While not my forever calling, my love for music in general and piano in private continued through the formative and college years well into family life with M and our daughters. Even as an elementary principal, one of the many grants we wrote for additional funding involved an electronic set of classroom piano keyboards so our remarkable music teacher could teach our learners beginning piano. She organized three after-school clubs: Singers (choir), Ringers (handbells), and Fingers (piano). It’s no secret the research shows basic keyboarding and piano knowledge not only enhances musical talent in all other instruments; it builds stronger brain connections in reading, writing, math calculations, and problem solving. And yes, I was invited to play with them on several occasions and KK always helped me practice.
So our beloved KK is pedaling north today to my sister’s beautiful new home. While sad because I will miss her and her formidable daily presence in my life, she remains within our family where her calling and service are needed for more important missions. KK will be the wonderful sounding board to an extraordinary voice teacher (B) while living with a master pianist-in-residence who will nurture her (A), as scores of talented young opera singers encounter her percussive precision. Once she’s settled and properly tuned, I have little doubt she will vibrantly sing in her daily life as an instrumental liaison for musical excellence.
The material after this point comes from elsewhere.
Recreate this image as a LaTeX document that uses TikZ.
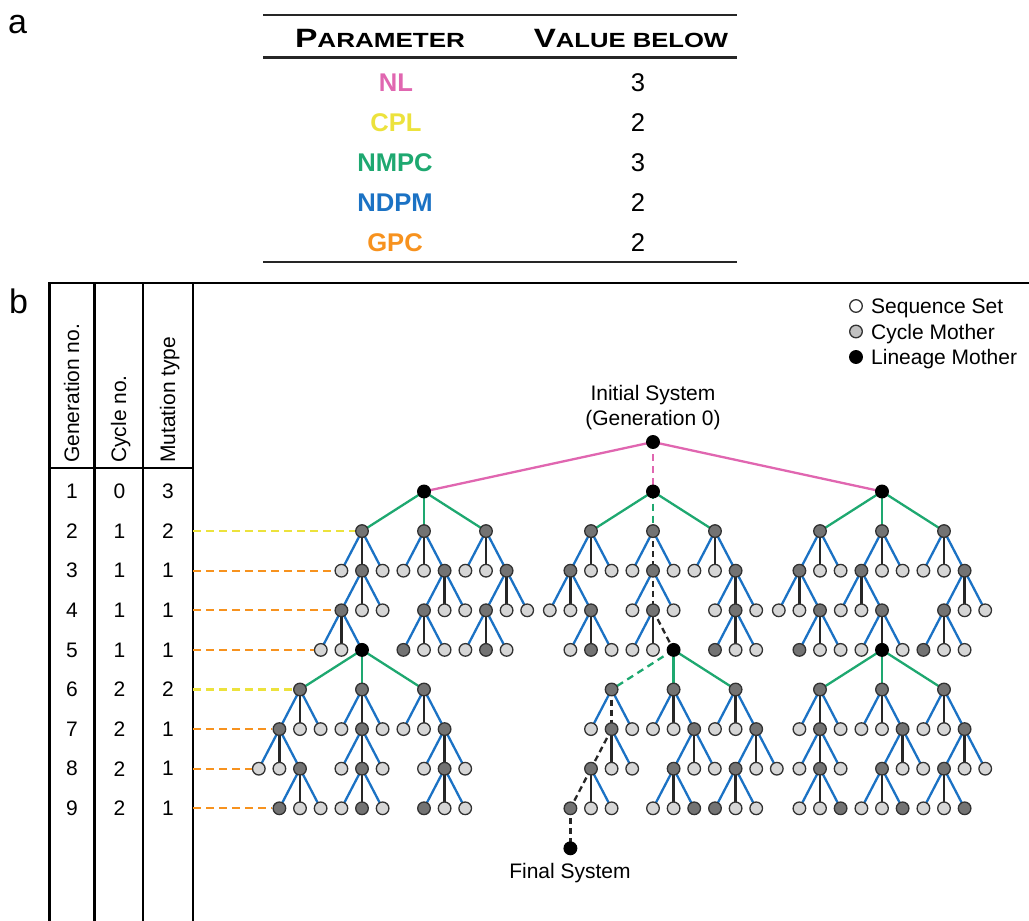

J.S. Bach noted, “There is nothing remarkable about it…all one has to do is hit the right keys at the right time and the instrument plays itself.” Maybe so, Herr Bach, but to me, KK’s 88 piano keys of ebony and ivory delicately balanced within a maple case will always reflect the sounds of a million, brilliant colors in my brain. When words fail, your music, KK, speaks volumes to the mind and soul; thank you. Thank you for resonating and flowing in constant service through my heart, mind, and musical soul all these years. Thank you for a half century of precious musical moments, powerful memories, and familial connections within the four generations of our family who play you. May those who encounter your glorious action and rich tones play and sing volumes of musical greatness for generations to come!